The whole story is basically just one long conversation between two men–one Pakistani, one American–in a restaurant in Lahore. The Pakistani, a man named Changez, tells the American about his time in the States, studying at Princeton, working for a consultancy firm as an analyst, and dating a beautiful, brilliant, but broken young novelist named Erica. The American, for his part, never reveals who he is, what he does for a living or why he’s in Pakistan. The author drops hints here and there as to his true identity–he’s extremely fit, he’s a former soldier, he has a gun-shaped bulge under his shirt–but you’re never told outright, “he’s a CIA operative who’s been sent to kill Changez.” Actually, come to think of it, you’re never really led to believe that he’s been sent to kill Changez. If anything, you get more of a feeling that Changez is the one whose been sent to kill him. How? Well, as the story progresses, the pleasant Lahore marketplace where the two are sharing their meal becomes darker and more foreboding. The lights dim, the other guests leave, and all that we are left with is Changez telling an increasingly morbid and hate-filled tale. See, after 9-11, he felt more and more unwelcome in the States, partly because of increased police and Homeland Security scrutiny, but mostly because of Erica’s apparent suicide and his own sense of guilt at serving a nation that subjugates and exploits people in the Third World. He likens himself to a Janissary–a Christian youth taken in by the Sultan to serve the Ottoman Empire–and discusses how, after losing his job and working visa, he returned to Lahore, where he taught economics, and anti-American rhetoric, to University students. (I personally find it kind of ironic that he would use the Janissaries as the metaphor for how he feels. After all, being a Janissary was considered a great honor among Ottoman Christians. Boys who were taken in by the Sultan would often go on to become Generals or Politicians; people with wealth and influence. Many Muslim families would actually lie about their children’s’ faith in the hopes that they too might be granted this lofty position. Not all that different, if you think about it, than white parents these days claiming that their kids are part latino or Native American in order to get them into good schools.)
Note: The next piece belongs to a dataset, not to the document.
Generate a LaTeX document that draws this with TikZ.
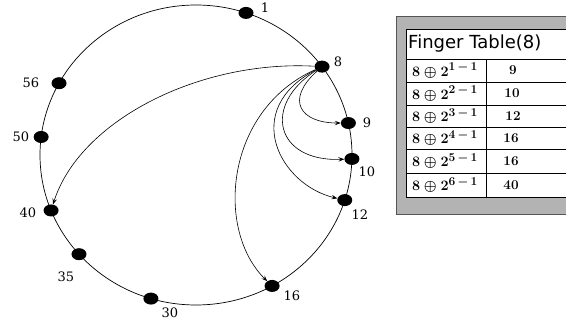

Anyway, I don’t want to say too much else, for fear of spoiling the story, but I will say this, the way the book ends left me positively drowning in questions. What happens to Changez? What happens to the AMerican? Who was Changez, really? Who was the American? Was any of what Changez said actually true? And so on. Yes, the novel came off as preachy at times, but the totally ambiguous cliff-hanger of an ending more than made up for it. And you know what, I feel like that was actually the perfect way to write a book about terrorism. I mean, after all, we live in a dangerous, ambiguous world. Anybody can be a terrorist; a prince or a pauper; a pet-walker or a PhD. You can never be certain who would like to help you and who would like to see you dead. The Reluctant Fundamentalist captures that uncertainty perfectly, and carries it through the story until the last, tension-filled page.

So, to sum it all up, Mohsin Hamid’s The Reluctant Fundamentalist is highly enjoyable, easy to read, thought-provoking about the causes and catalysts for terrorism and, best of all, isn’t too long. A solid 8.5 out of 10, if you ask me. Check it out if you’ve got the time.